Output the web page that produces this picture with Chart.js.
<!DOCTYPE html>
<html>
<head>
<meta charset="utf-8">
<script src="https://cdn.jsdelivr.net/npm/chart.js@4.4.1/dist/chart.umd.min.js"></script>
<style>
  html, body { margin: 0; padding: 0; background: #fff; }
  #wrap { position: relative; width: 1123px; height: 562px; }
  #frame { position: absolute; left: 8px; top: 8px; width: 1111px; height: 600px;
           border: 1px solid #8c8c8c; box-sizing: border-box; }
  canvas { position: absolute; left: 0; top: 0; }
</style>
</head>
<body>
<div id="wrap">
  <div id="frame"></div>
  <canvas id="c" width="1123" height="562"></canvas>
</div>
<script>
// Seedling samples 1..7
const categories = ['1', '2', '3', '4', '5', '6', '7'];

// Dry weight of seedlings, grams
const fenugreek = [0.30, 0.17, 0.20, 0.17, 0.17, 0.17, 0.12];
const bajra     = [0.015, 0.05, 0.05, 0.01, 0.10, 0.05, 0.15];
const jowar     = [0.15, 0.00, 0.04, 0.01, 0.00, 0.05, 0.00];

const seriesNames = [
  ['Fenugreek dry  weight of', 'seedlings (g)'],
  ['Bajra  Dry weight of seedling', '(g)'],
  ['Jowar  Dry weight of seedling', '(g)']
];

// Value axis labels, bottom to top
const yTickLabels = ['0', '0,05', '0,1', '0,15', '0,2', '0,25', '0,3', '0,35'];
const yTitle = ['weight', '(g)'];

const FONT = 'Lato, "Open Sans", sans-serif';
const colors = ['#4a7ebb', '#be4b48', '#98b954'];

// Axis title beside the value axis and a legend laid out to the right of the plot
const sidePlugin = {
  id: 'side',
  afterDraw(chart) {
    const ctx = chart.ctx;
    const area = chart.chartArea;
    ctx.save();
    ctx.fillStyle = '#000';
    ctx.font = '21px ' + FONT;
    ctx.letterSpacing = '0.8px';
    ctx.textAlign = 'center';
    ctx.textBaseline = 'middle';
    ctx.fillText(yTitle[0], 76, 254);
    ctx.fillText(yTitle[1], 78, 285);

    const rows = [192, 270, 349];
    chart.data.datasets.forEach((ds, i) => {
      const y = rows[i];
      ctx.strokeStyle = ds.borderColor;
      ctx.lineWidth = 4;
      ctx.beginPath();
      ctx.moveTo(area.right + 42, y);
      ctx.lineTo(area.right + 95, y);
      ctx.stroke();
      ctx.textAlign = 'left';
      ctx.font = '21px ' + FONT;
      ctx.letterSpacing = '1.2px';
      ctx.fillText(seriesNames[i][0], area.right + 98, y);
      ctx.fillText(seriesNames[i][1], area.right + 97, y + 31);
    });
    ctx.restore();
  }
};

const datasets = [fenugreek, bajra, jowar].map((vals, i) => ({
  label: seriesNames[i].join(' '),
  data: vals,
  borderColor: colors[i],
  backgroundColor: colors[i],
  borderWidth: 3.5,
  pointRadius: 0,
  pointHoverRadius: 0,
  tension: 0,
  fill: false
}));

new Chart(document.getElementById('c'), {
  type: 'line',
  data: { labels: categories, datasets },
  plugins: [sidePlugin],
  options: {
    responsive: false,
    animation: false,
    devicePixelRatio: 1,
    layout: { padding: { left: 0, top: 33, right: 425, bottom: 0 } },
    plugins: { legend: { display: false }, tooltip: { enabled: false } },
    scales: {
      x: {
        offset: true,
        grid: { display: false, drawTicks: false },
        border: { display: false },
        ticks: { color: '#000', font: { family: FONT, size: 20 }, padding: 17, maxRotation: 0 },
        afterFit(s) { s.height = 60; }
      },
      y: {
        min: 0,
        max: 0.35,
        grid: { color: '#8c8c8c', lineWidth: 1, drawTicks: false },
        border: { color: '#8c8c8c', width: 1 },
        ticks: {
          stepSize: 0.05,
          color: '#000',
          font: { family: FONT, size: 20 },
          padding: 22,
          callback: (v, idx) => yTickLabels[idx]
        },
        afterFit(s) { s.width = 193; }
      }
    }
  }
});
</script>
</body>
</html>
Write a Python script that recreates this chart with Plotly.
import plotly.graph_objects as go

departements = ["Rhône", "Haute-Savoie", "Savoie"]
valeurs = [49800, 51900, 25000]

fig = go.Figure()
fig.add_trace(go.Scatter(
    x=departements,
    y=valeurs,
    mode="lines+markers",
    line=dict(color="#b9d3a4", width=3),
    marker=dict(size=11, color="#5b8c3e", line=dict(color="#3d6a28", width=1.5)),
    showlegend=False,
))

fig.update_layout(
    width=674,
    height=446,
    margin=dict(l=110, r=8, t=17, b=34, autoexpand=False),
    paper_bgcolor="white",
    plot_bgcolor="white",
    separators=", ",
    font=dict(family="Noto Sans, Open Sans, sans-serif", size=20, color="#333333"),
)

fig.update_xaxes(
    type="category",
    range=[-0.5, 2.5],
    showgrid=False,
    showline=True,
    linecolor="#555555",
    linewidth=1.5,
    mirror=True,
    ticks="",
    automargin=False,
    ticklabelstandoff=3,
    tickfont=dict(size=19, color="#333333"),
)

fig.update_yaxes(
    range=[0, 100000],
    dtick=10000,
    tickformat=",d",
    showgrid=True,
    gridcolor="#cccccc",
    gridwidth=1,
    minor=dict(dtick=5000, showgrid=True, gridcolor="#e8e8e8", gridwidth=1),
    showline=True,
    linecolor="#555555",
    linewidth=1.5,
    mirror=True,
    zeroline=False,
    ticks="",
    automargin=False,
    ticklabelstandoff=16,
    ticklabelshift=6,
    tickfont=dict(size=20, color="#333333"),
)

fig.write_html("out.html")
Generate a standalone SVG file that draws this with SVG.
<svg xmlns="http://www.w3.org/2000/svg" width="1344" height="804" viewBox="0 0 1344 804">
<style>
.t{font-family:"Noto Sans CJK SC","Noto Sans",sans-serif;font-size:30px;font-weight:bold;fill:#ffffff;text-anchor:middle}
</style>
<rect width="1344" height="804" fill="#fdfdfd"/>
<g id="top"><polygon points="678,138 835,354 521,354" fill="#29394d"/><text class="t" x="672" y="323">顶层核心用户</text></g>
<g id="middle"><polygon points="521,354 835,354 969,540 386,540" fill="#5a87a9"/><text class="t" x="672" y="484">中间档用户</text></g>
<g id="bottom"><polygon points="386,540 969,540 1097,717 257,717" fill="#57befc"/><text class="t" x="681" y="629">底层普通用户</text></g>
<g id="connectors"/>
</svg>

==

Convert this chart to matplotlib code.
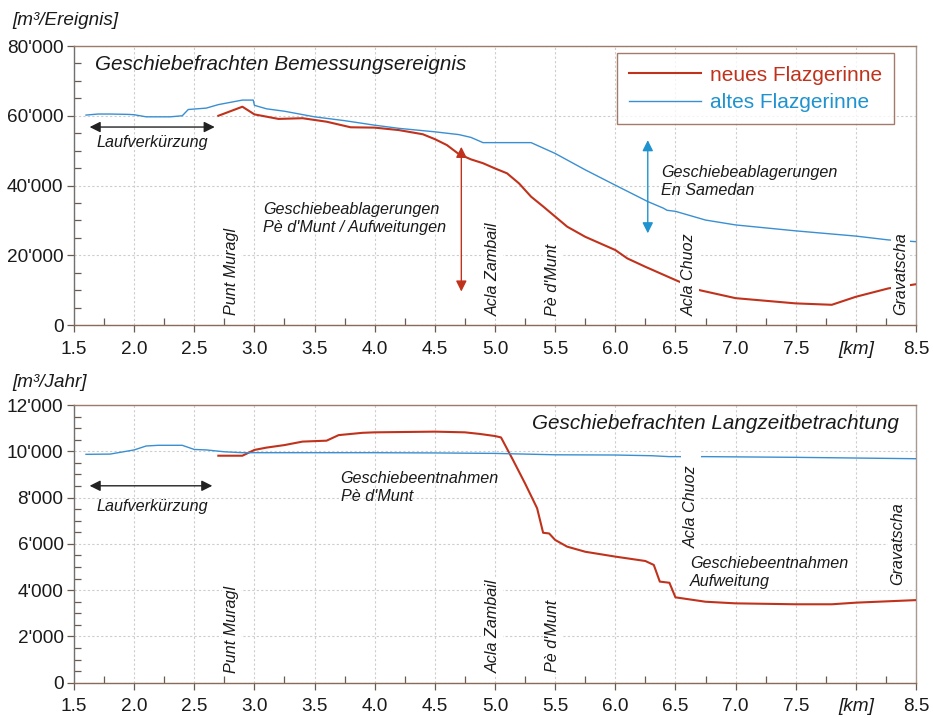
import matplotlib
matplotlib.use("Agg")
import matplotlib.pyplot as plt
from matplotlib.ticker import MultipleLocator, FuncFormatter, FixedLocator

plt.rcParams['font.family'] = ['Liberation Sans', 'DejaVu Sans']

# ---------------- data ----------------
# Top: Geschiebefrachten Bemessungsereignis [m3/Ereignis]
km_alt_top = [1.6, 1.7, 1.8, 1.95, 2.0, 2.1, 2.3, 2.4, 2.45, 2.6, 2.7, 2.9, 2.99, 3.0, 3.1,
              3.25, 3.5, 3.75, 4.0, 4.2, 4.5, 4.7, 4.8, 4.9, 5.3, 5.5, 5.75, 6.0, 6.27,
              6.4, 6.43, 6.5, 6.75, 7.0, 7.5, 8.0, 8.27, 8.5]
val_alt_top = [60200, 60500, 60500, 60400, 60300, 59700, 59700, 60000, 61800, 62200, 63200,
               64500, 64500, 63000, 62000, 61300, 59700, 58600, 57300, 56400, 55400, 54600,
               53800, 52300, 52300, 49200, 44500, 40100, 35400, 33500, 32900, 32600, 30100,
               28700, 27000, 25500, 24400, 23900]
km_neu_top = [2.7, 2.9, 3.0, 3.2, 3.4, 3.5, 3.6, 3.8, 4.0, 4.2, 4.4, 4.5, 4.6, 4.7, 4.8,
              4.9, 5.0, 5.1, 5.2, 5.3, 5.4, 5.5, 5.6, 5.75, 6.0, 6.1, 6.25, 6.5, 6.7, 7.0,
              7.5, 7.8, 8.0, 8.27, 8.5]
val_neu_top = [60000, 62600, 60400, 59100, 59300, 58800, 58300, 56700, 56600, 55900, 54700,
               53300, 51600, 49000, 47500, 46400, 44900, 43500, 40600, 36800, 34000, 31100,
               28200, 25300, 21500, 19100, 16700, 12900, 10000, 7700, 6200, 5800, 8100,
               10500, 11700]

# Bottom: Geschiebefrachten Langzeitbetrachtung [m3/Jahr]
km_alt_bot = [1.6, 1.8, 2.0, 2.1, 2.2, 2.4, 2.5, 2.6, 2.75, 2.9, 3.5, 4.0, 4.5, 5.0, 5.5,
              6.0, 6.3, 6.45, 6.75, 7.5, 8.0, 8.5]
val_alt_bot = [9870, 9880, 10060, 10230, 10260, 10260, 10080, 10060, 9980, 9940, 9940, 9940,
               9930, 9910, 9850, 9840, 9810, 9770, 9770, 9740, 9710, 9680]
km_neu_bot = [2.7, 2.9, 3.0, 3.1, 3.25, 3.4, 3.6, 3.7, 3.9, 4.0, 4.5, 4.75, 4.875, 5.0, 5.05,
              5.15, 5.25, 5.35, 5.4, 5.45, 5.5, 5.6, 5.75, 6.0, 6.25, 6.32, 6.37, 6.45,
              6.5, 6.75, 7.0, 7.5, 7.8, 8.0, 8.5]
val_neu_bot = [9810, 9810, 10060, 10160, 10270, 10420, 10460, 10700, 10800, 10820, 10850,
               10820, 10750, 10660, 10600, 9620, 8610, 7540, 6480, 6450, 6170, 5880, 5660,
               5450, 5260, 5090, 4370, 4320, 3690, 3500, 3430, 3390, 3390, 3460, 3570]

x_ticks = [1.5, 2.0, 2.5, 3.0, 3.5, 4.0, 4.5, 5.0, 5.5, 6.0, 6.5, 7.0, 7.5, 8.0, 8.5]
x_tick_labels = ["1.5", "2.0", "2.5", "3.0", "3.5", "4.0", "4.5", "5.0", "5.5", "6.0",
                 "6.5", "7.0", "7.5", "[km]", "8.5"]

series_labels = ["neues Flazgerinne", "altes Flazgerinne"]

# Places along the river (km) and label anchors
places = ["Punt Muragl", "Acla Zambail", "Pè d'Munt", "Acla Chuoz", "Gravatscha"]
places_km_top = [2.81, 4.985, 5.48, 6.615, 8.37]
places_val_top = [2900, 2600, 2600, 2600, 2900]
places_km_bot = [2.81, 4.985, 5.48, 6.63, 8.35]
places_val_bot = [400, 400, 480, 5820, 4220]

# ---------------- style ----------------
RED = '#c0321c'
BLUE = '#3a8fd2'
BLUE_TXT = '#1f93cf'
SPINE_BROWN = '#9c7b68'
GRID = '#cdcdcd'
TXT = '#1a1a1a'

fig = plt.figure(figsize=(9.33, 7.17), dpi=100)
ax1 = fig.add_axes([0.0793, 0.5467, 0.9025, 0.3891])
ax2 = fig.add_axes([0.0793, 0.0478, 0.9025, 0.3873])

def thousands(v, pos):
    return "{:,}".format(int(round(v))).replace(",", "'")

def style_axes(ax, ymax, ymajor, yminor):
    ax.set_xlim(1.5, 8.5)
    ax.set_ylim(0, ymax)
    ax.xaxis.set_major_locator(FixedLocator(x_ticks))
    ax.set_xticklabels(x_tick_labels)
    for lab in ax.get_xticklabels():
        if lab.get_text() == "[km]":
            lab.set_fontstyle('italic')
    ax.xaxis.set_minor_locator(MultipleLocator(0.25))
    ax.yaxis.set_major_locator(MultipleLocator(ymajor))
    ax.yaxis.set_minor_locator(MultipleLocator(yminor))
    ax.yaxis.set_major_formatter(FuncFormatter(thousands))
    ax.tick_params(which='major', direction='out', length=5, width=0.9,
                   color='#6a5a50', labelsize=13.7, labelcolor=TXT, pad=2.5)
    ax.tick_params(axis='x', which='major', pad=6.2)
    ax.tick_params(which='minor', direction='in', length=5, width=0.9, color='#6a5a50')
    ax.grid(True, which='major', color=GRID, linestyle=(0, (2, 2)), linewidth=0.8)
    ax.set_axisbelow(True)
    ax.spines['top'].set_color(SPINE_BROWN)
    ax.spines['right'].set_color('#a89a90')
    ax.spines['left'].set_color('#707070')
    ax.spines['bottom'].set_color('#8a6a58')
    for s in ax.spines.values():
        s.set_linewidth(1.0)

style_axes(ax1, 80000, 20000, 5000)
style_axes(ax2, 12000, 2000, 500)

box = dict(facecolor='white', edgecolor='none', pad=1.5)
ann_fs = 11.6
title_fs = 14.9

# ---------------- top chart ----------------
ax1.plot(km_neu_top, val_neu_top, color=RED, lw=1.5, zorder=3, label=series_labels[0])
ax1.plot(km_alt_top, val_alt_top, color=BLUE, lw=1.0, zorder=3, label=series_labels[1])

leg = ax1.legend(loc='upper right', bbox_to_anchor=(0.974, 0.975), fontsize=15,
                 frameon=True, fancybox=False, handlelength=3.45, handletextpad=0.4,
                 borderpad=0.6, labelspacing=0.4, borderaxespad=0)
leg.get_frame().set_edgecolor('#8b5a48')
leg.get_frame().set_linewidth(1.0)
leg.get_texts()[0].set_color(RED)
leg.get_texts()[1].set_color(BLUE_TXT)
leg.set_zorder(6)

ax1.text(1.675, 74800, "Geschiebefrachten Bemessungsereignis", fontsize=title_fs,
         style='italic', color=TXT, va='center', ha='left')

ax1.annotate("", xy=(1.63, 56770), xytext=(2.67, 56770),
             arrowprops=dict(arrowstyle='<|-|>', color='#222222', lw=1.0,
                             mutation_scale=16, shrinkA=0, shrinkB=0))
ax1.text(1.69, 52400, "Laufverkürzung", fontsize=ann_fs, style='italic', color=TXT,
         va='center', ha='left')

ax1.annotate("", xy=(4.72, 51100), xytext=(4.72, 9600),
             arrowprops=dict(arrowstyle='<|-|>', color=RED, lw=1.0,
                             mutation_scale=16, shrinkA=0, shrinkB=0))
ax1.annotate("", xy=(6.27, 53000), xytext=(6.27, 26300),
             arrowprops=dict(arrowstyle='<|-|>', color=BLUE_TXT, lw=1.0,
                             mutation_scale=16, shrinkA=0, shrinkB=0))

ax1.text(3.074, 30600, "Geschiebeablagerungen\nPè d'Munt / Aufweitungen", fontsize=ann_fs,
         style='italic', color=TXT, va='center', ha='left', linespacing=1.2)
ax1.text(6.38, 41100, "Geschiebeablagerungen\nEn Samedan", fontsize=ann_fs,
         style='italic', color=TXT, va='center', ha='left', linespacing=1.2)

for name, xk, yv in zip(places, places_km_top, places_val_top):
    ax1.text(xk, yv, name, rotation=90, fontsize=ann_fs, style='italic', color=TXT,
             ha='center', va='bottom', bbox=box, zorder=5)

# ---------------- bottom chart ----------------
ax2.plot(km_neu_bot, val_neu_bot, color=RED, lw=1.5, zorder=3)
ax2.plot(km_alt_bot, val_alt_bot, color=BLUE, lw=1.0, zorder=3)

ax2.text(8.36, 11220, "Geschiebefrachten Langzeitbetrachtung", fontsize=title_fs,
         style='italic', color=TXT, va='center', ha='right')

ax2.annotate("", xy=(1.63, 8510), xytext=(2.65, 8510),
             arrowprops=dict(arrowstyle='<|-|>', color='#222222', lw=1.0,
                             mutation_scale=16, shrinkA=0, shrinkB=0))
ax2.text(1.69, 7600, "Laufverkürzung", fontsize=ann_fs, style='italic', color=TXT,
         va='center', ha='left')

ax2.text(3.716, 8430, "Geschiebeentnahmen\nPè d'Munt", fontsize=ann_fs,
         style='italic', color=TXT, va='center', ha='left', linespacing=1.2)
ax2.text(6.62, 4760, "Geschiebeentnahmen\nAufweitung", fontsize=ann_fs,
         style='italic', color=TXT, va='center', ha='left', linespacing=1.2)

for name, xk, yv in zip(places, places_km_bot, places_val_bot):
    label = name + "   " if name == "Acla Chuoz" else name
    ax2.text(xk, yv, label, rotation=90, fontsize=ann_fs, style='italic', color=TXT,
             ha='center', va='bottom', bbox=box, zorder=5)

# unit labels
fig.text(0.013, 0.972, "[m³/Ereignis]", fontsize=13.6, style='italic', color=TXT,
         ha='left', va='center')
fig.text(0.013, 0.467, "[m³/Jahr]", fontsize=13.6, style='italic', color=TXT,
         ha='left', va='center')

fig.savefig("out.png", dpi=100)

* * *

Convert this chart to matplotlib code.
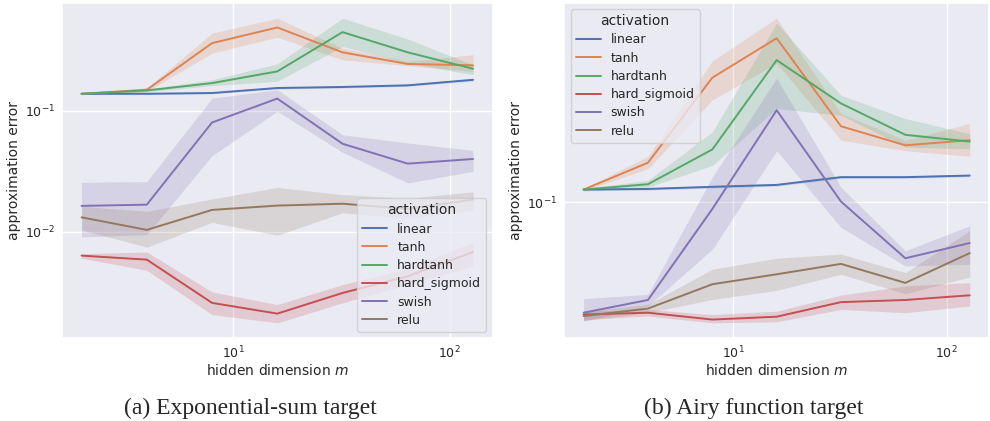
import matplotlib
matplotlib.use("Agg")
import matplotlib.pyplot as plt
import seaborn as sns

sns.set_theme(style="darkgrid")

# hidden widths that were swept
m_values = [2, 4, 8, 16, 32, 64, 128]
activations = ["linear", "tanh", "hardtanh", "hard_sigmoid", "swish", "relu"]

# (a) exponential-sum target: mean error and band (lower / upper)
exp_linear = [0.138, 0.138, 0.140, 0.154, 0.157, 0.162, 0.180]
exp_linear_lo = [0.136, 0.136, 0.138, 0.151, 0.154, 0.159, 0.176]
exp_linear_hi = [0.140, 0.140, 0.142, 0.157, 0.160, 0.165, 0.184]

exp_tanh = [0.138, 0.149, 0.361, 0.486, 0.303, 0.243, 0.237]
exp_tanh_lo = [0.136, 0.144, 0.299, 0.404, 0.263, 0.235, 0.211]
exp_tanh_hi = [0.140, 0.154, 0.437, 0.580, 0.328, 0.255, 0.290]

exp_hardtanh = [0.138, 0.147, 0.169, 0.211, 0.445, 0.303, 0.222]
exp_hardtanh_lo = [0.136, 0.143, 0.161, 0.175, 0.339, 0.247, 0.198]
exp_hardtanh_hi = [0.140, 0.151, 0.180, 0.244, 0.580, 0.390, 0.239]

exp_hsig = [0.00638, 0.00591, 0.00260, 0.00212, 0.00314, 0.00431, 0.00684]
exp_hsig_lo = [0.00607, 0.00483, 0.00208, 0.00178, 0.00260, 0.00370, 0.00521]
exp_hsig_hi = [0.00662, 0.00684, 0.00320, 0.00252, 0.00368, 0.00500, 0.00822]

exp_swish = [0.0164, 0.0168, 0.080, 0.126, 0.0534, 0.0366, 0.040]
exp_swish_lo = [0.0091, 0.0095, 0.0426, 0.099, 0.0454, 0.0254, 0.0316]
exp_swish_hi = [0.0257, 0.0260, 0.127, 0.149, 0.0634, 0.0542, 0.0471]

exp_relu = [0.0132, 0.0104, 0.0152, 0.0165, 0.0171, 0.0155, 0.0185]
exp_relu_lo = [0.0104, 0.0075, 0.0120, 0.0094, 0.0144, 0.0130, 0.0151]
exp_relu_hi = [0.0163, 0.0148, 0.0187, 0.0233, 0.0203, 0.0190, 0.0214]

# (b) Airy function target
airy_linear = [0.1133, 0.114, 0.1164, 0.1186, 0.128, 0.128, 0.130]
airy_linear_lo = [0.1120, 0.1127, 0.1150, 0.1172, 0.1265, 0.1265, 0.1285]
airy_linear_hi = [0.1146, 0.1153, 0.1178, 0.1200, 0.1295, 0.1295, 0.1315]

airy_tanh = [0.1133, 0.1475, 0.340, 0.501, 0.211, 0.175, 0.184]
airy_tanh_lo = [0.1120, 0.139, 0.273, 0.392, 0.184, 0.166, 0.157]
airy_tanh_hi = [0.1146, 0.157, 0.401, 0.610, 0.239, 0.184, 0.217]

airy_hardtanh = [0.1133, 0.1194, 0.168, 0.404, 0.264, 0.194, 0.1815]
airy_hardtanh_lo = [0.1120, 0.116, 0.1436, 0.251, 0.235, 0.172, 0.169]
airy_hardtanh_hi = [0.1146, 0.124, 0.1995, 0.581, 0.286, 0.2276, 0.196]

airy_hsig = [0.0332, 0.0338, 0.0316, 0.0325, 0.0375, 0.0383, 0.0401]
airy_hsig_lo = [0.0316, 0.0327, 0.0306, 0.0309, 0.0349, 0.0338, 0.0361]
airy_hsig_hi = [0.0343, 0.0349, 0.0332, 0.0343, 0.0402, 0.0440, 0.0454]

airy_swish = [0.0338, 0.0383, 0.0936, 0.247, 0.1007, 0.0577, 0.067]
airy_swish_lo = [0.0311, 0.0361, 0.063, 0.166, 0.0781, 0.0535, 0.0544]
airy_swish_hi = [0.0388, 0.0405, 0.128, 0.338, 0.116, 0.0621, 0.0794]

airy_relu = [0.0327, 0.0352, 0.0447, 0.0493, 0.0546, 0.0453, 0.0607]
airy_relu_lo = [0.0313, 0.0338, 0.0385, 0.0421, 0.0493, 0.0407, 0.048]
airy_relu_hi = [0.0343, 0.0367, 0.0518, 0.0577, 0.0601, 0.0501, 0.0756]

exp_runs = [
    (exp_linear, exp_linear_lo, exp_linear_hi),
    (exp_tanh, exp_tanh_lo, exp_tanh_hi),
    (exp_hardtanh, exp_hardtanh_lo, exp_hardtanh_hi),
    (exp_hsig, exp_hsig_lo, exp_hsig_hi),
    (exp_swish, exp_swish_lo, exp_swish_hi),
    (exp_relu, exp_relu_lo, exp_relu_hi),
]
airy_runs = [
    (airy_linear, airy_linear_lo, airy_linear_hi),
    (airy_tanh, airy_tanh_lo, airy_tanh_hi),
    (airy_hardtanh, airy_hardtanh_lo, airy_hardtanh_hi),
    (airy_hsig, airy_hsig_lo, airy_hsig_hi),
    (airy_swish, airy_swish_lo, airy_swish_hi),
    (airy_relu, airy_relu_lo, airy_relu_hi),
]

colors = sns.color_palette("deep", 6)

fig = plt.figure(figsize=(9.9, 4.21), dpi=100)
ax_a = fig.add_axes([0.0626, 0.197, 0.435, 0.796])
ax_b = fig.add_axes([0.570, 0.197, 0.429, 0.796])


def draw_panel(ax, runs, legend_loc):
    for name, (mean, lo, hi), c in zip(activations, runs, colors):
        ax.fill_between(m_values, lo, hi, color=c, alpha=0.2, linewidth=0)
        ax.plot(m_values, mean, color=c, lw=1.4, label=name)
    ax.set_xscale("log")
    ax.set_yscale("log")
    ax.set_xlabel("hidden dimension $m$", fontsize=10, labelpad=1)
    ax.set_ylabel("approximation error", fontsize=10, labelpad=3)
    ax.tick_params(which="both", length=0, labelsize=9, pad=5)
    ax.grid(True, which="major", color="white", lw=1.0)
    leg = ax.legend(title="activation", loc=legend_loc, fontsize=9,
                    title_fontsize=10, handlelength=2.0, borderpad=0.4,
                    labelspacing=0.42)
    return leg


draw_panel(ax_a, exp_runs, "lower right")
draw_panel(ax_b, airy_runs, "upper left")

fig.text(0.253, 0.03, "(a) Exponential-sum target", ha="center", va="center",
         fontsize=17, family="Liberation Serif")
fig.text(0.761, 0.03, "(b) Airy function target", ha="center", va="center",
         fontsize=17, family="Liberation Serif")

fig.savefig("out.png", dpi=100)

YOUR INSTRUCTIONS
Select every line of the records holding the string "that".

ANSWER
Output the web page that produces this picture with Chart.js.
Write a Python script that recreates this chart with Plotly.
Generate a standalone SVG file that draws this with SVG.
# hidden widths that were swept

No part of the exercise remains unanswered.